Heute war ich auf einem Podium bei der KSJ in Mainz. Erste Frage der Moderatorin: Über was haben sich die TeilnehmerInnen aufgeregt, über was gefreut?
And the winner was…: Das Statement des Agenda-Kanzlers Schröder auf dem Parteitag der SPD. „Auf in den Kampf, Genossen. Venceremos.“ Mal davon abgesehen, dass Schröders Aussprache nahelegt, dass Wenke Remos die Namensvetterin von Wenke Myhre sein könnte, weiss man nicht, ob man lachen oder weinen soll.
Wieso bezieht sich ein SPD-Grande im Wahlkampf auf das spanische „Venceremos“ („Wir werden siegen“)?
Ich hole mal etwas aus:
Im Kampf um die chilenische Präsidentschaft 1970 war das Lied „Venceremos“ in der Version von Victor Jara sowas wie die Wahlkampfhymne von Allendes Unidad Popular.
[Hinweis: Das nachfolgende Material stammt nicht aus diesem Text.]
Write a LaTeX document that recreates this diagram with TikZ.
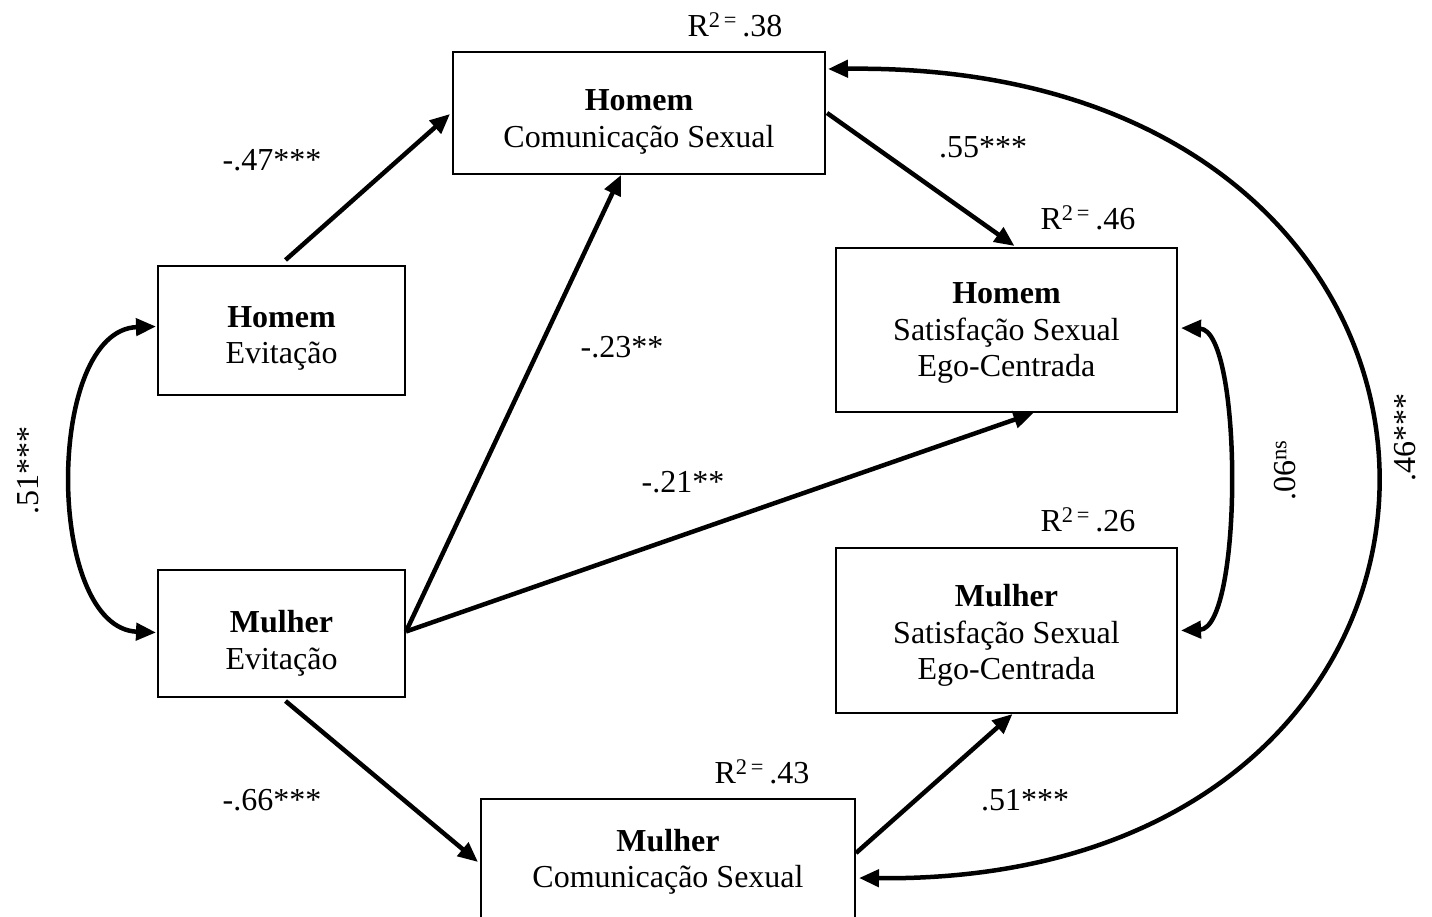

Das Lied gibts bei YouTube, die Erklärung dazu auf Wikipedia.
Wie die Geschichte gezeigt hat, wurde Allende einer der lupenrein demokratisch gewählten marxistischen Regierungschefs (mit den Stimmen der Christdemokraten) und quasi folgerichtig von einer Junta mit Hilfe der US-Administration unter Präsident Nixon in den Tod geputscht. Sein Programm: Sozialisierung der Schlüsselindustrien, insbesondere Bergbau, Löhne hoch, medizinische Versorgung und Schule für alle, jedem Kind ein paar Schuhe.
Nach dem Putsch haben die Chicago Boys die Geschicke in Chile gelenkt – eine Truppe von Ökonomen, die den Neoliberalismus unter Laborbedingungen testen wollte und wegen physischer Vernichtung und militärischer Unterdrückung der Opposition in Chile auch durfte/konnte. Konsequenz: Noch offensivere private Ausbeutung der reichhaltigen Bodenschätze Chiles, Löhne runter, öffentliche Daseinsvorsorge ade.
Dass nun ausgerechnet der Exekutor von Hartz 4 und allen anderen Agenda-Zumutungen das Lied „Venceremos“ auf dem Schulz-Parteitag der SPD hervorholt, ist entweder überraschend zynisch oder total verblödet. Seine Politik war das Gegenteil von Allende. Genauso wie von Schulz nichts anderes zu erwarten ist.
Aber auch das steht im Kontext: Der Militärputsch in Chile fand in der Amtszeit Brandt statt. Die bundesdeutschen Nachrichtendienste waren anscheinend über die Pläne informiert. Trotzdem wurde nichts unternommen, Allende noch nicht einmal gewarnt.
Und was soll man sagen: Schröder kommt zu seinem „Venceremos“ im direkten Anschluss an den guten Ratschlag des ehemaligen Wehrmachtsoffiziers und SPD-Kanzler-Vorgängers Schmidt, auch mal unpopuläre Entscheidungen durchzuboxen („ich wünsche Dir Tapferkeit“). Das gibt Schröder Martin Schulz mit auf den Weg. Ein Schelm, wer Böses dabei denkt, wenn hier militärische Tugenden zitiert werden?
Egal. Warum ich mich gefreut habe: Das ist nun wirklich zu dick aufgetragen. Selbst dem rückverdummtesten Opfer schröderscher Informationspolitik („zum Regieren brauche ich nur Bild, BamS und Glotze“) müsste nun klar geworden sein, dass alles bleibt wie immer, wenn die SPD (mit) am Ruder ist. Gegen die Alternativlosigkeit neoliberaler Wettbewerbsfähigkeitsargumente hilft nur eins: Links wählen. Danke für die Steilvorlage, Genosse Hartz 4!